Spectral Methods for Passive Imaging: Non-asymptotic Performance and Robustness

TL;DR

This paper enhances spectral methods for passive imaging by introducing a subspace model, providing non-asymptotic error bounds, and demonstrating improved robustness and performance over classical approaches through numerical experiments.

Contribution

It proposes a subspace model for channel impulse responses, derives non-asymptotic error bounds, and improves robustness of spectral methods for passive imaging.

Findings

Significant error reduction with the subspace model

Improved robustness to noise compared to classical methods

Outperforms competing multichannel blind deconvolution techniques

Abstract

We study the problem of passive imaging through convolutive channels. A scene is illuminated with an unknown, unstructured source, and the measured response is the convolution of this source with multiple channel responses, each of which is time-limited.

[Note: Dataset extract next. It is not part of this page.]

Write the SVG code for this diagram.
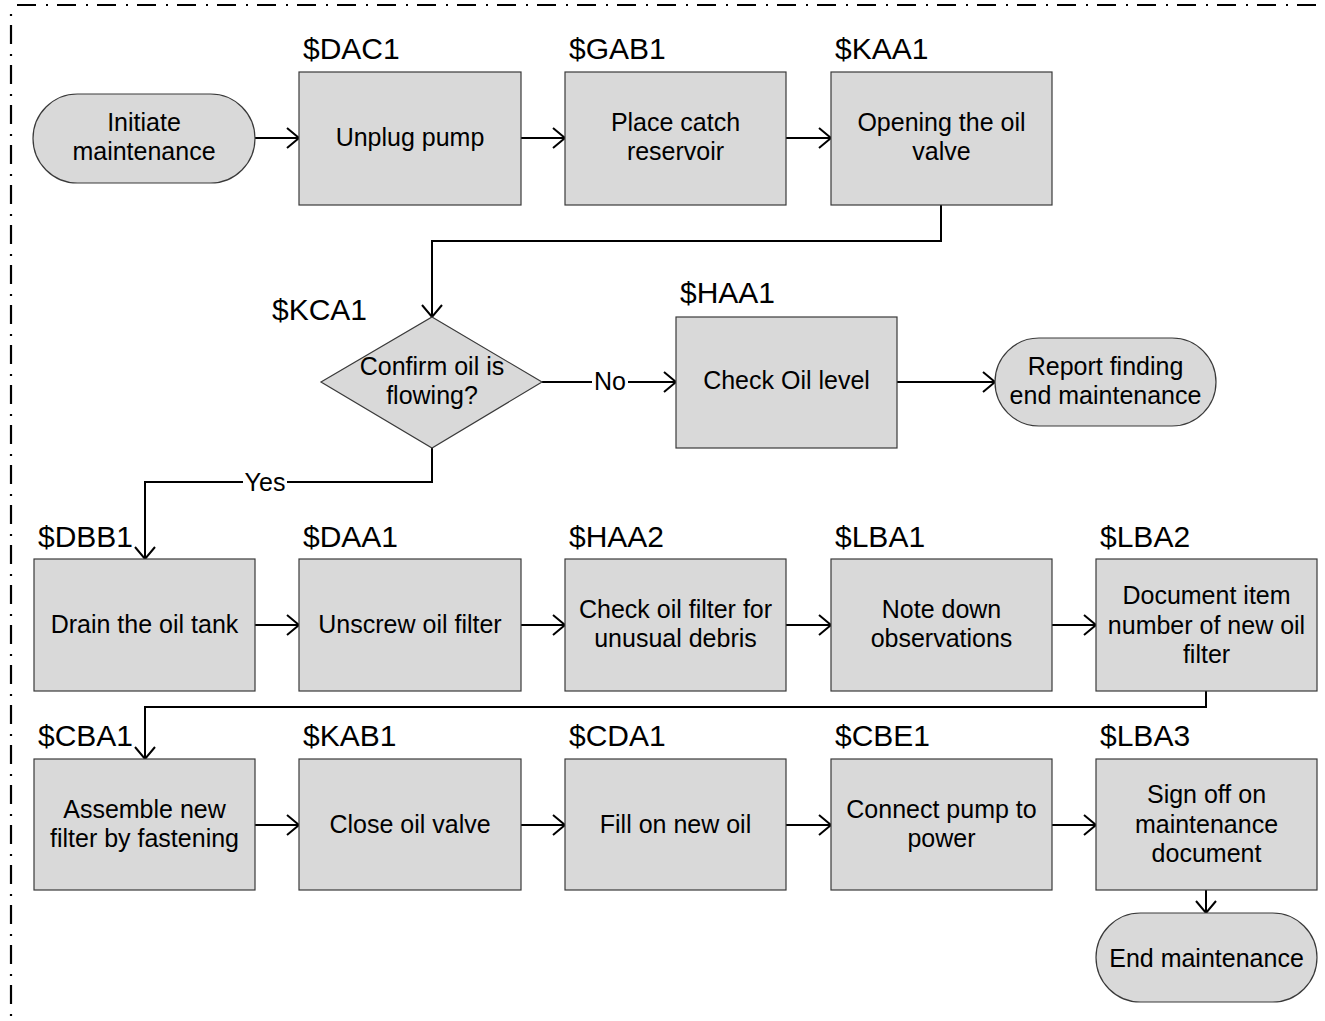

Spectral methods based on the commutativity of convolution, first proposed and analyzed in the 1990s, provide an elegant mathematical framework for attacking this problem. However, these now classical methods are very sensitive to noise, especially when working from relatively small sample sizes. In this paper, we show that a linear subspace model on the coefficients of the impulse responses of the channels can make this problem well-posed. We derive non-asymptotic error bounds for the generic subspace model by analyzing the spectral gap of the cross-correlation matrix of the channels relative to the perturbation introduced by noise. Numerical results show that this modified spectral method offers significant improvements over the classical method and outperforms other competing methods for multichannel blind deconvolution.